The Tribunal dismissed the denial of depreciation on fixed assets and the addition of liability written off under section 28(iv) of the IT Act. The issue of computation of deduction under section 10A was remitted back to the Assessing Officer for further examination, as it was not raised before the CIT(A). The appeal was partly allowed for statistical purposes.
Issues Involved:
1. Denial of depreciation on fixed assets. 2. Addition of liability written off under section 28(iv) of the IT Act. 3. Computation of deduction under section 10A of the IT Act.
Summary:
Issue 1: Denial of Depreciation on Fixed Assets
The assessee claimed depreciation of Rs. 2,22,06,388 on fixed assets, which was disallowed by the Assessing Officer (AO) due to the assessee's failure to produce all invoices and evidence of ownership and usage of the assets. The CIT(A) upheld the AO's decision, emphasizing that the onus was on the assessee to prove the assets were put to use for business purposes.
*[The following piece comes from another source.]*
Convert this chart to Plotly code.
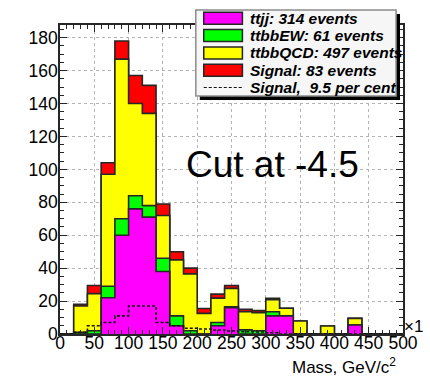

The Tribunal agreed with the CIT(A), citing that the audit report alone was insufficient to establish the usage of assets and that the assessee failed to provide necessary evidence, such as installation dates or usage logs.
Issue 2: Addition of Liability Written Off
The AO added Rs. 10,62,493 to the income, treating it as a capital receipt arising from the extinguishment of liability. The CIT(A) enhanced this addition by Rs. 15,41,161, totaling Rs. 26,03,654, under section 28(iv) of the IT Act. The CIT(A) reasoned that the assessee had claimed depreciation on the liability in earlier years, and upon its extinguishment, the benefit should be taxed. The Tribunal upheld this decision, distinguishing it from the Supreme Court's ruling in Mahindra & Mahindra Ltd., where a loan waiver was treated differently.
Issue 3: Computation of Deduction under Section 10A
The assessee argued that if the depreciation disallowance and liability addition were upheld, the revised profits should be considered for deduction under section 10A. The Tribunal noted that this issue was not raised before the CIT(A) and remitted it to the AO for examination in light of section 10A, directing the AO to consider the relevant documents and provide an opportunity for the assessee to be heard.
Conclusion
The Tribunal dismissed the grounds related to the denial of depreciation and the addition of liability written off, while remitting the issue of computation of deduction under section 10A back to the AO for further examination. The appeal was partly allowed for statistical purposes.